Every line from the top of the records through the line containing "from matplotlib.transforms import" should be retyped exactly; the pictures should not.

### Records from a collection
········
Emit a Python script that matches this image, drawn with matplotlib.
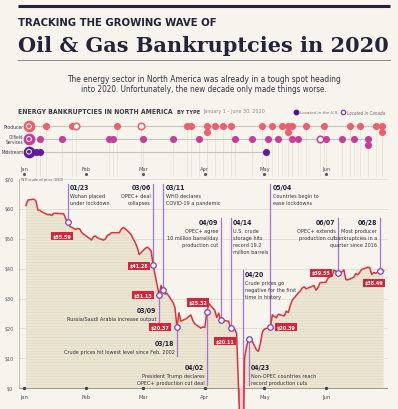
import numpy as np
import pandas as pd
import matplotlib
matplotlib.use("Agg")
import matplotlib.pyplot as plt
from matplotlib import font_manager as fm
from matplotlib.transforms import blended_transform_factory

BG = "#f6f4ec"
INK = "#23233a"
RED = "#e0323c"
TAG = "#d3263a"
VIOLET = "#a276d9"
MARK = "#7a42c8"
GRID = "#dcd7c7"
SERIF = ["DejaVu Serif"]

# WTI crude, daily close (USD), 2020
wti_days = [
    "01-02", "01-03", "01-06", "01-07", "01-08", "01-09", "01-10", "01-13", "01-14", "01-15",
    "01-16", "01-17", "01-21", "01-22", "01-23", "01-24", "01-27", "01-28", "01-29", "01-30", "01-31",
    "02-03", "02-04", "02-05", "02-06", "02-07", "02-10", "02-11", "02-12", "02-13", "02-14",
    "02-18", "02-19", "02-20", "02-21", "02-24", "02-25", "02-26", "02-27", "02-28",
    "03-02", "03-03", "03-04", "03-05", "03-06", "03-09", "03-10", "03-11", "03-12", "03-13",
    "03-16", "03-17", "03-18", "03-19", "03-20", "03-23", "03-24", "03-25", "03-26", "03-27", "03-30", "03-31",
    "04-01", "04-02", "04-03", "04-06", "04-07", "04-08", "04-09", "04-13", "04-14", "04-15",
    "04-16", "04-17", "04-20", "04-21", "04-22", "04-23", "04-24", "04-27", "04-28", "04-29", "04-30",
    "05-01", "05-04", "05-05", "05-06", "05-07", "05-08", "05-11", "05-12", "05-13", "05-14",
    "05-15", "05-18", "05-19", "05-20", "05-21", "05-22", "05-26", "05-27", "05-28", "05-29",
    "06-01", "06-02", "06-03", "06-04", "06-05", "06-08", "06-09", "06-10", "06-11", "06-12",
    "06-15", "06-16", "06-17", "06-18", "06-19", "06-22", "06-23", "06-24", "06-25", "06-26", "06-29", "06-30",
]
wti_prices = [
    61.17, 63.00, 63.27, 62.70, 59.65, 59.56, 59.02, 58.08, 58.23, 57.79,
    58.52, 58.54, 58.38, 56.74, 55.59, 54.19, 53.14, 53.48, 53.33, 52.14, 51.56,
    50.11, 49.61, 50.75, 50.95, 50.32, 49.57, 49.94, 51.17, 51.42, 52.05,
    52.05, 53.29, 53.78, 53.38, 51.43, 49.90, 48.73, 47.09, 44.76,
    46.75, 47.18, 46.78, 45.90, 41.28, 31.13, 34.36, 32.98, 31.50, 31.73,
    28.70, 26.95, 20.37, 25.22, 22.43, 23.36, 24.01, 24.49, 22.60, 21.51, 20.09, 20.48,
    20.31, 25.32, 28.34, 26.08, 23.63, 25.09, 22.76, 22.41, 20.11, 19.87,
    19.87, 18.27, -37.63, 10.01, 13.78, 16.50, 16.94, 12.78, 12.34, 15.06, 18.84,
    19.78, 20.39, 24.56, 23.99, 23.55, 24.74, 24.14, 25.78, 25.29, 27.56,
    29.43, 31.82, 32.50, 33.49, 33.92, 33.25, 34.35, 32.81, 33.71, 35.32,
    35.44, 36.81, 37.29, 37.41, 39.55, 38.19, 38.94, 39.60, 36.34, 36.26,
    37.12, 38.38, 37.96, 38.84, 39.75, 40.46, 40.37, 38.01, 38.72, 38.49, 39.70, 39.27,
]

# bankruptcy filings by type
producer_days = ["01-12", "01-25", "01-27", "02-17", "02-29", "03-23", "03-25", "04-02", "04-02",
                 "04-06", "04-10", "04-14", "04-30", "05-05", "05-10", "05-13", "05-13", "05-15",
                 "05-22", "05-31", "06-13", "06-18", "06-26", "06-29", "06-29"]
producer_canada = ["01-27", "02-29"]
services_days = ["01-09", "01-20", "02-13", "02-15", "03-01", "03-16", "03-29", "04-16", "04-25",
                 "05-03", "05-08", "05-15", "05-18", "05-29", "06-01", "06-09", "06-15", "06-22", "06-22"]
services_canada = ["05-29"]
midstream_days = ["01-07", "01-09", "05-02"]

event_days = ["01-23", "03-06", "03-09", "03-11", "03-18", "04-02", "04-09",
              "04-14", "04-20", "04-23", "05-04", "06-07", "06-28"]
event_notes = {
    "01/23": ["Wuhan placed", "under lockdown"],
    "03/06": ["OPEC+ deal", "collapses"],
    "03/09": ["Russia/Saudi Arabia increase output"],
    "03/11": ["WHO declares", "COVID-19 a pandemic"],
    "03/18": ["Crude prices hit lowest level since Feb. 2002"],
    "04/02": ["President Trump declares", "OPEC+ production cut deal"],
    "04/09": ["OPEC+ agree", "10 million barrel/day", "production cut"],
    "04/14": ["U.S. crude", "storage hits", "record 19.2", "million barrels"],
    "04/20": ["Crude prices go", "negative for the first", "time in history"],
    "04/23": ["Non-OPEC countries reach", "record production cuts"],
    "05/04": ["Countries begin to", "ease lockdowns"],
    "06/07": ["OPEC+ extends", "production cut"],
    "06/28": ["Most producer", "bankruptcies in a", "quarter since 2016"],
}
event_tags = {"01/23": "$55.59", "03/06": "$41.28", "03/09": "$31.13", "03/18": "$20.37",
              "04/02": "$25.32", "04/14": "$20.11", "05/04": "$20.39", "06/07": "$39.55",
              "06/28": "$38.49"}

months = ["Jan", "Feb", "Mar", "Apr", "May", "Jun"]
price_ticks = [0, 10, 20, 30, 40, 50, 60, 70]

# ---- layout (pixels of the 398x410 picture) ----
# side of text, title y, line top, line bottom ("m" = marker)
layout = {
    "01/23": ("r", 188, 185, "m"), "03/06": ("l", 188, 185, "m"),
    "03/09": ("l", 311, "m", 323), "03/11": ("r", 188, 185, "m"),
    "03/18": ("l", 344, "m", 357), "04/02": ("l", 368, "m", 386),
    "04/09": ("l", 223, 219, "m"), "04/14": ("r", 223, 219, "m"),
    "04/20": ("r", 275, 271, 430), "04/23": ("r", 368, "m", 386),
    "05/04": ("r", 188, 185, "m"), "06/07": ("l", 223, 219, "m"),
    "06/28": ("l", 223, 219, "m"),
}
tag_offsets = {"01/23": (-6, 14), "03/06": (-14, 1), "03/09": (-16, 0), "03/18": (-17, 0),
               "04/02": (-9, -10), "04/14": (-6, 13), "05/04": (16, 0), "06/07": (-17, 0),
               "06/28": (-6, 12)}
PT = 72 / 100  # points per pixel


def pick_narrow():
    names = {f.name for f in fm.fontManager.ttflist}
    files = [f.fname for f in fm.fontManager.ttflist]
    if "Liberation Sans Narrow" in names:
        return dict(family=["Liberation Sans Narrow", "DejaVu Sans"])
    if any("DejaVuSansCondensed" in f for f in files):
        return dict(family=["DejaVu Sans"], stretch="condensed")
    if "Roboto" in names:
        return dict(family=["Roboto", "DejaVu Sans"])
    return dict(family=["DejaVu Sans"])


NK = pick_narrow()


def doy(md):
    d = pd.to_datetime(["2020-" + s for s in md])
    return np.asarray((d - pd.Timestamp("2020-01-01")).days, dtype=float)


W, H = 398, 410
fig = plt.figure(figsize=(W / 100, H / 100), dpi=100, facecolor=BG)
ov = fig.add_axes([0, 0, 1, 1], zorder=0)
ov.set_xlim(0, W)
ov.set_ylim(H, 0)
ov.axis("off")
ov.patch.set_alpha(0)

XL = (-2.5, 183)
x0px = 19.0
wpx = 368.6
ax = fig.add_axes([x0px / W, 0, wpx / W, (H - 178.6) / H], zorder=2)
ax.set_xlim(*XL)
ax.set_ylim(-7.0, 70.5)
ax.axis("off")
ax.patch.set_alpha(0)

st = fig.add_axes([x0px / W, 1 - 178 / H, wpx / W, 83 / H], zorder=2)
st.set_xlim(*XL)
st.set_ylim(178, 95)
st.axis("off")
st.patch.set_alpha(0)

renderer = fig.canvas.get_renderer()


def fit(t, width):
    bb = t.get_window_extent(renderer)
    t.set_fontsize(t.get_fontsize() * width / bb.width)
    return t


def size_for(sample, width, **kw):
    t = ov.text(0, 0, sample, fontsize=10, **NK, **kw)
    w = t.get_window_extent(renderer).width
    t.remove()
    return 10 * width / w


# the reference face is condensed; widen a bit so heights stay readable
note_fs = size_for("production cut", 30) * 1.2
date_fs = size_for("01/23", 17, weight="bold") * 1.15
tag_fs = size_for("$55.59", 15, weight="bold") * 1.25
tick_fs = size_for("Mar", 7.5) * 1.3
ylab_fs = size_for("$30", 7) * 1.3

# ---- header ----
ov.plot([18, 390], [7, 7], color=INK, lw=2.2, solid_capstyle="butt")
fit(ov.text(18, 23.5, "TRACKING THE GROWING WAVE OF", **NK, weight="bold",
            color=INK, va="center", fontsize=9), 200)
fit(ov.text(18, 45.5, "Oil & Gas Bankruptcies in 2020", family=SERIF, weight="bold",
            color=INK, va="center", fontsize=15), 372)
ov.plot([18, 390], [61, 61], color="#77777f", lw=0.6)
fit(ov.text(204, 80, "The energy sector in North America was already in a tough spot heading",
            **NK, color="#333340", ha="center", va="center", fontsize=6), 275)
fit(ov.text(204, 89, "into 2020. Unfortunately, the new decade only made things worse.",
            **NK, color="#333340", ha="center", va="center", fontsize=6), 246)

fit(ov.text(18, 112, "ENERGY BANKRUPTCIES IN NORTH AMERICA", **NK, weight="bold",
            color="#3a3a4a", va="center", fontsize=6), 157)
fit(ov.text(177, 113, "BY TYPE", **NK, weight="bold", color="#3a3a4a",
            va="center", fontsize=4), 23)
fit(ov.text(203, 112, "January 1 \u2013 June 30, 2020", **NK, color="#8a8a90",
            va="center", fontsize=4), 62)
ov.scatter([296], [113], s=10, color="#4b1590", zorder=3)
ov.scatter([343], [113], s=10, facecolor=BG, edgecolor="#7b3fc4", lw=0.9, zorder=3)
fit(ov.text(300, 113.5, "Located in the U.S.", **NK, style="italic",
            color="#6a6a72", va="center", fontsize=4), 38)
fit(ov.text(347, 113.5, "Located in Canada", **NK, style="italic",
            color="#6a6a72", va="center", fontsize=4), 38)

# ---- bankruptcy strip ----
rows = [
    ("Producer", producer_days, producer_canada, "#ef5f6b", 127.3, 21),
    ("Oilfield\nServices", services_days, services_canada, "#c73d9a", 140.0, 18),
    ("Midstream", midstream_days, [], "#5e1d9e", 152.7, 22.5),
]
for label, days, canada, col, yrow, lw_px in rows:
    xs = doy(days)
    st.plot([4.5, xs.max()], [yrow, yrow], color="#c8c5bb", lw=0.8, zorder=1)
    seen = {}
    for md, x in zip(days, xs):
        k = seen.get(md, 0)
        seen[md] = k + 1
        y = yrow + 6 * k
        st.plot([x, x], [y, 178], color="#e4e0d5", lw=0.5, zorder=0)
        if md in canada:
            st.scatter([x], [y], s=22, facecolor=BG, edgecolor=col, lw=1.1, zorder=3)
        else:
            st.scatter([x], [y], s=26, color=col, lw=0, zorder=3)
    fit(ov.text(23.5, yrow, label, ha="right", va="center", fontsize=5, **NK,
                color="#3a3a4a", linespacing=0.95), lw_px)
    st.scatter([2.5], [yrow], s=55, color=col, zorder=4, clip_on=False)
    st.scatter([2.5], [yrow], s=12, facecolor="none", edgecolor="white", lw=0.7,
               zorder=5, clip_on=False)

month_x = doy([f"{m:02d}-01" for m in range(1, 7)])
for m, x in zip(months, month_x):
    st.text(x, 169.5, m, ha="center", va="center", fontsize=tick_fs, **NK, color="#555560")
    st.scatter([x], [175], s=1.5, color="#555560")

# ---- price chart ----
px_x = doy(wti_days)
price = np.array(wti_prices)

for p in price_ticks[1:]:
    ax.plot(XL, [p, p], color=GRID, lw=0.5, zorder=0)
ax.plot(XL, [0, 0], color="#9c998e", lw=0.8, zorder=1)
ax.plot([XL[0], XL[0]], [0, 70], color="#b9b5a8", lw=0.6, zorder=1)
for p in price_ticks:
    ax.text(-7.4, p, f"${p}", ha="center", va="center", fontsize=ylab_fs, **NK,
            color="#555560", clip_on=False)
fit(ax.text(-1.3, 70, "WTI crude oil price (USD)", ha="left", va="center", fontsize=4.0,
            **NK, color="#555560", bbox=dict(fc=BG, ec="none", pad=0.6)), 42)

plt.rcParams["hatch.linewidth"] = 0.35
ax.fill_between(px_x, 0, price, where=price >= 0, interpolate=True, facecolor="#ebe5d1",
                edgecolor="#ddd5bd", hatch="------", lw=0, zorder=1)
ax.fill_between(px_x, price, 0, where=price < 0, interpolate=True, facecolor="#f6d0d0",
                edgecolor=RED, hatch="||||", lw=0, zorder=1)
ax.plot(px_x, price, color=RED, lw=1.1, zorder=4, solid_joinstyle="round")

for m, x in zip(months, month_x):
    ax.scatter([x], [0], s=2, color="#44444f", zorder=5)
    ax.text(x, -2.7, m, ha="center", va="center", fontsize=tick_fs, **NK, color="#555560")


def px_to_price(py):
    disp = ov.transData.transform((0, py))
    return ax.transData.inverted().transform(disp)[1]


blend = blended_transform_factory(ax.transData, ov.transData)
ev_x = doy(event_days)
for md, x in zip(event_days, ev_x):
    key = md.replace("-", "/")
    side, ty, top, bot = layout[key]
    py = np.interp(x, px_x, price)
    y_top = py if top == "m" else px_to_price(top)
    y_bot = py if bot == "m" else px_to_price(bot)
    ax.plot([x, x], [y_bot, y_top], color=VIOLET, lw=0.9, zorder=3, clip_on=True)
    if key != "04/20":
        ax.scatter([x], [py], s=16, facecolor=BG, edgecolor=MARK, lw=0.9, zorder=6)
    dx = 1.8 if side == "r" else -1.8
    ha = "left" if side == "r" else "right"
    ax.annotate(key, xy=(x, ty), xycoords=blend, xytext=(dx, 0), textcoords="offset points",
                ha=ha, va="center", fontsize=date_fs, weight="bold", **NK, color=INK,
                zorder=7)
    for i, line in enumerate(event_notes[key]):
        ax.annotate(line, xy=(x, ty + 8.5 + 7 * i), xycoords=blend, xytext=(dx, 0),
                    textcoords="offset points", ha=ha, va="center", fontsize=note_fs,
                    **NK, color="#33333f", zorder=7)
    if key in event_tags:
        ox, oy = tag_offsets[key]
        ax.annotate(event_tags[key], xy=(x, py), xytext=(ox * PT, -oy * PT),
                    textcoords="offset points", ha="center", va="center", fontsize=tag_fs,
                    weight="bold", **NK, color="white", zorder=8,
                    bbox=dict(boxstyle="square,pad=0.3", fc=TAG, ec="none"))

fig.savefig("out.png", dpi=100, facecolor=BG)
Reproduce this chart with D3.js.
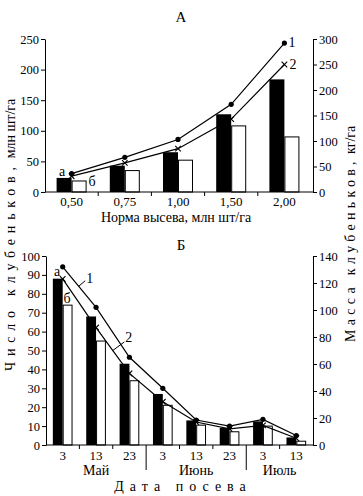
········
### THE COMPLETED TASK
Emit a Python script that matches this image, drawn with matplotlib.
import numpy as np
import pandas as pd
import matplotlib
matplotlib.use("Agg")
import matplotlib.pyplot as plt
from matplotlib import font_manager as fm
from matplotlib.transforms import blended_transform_factory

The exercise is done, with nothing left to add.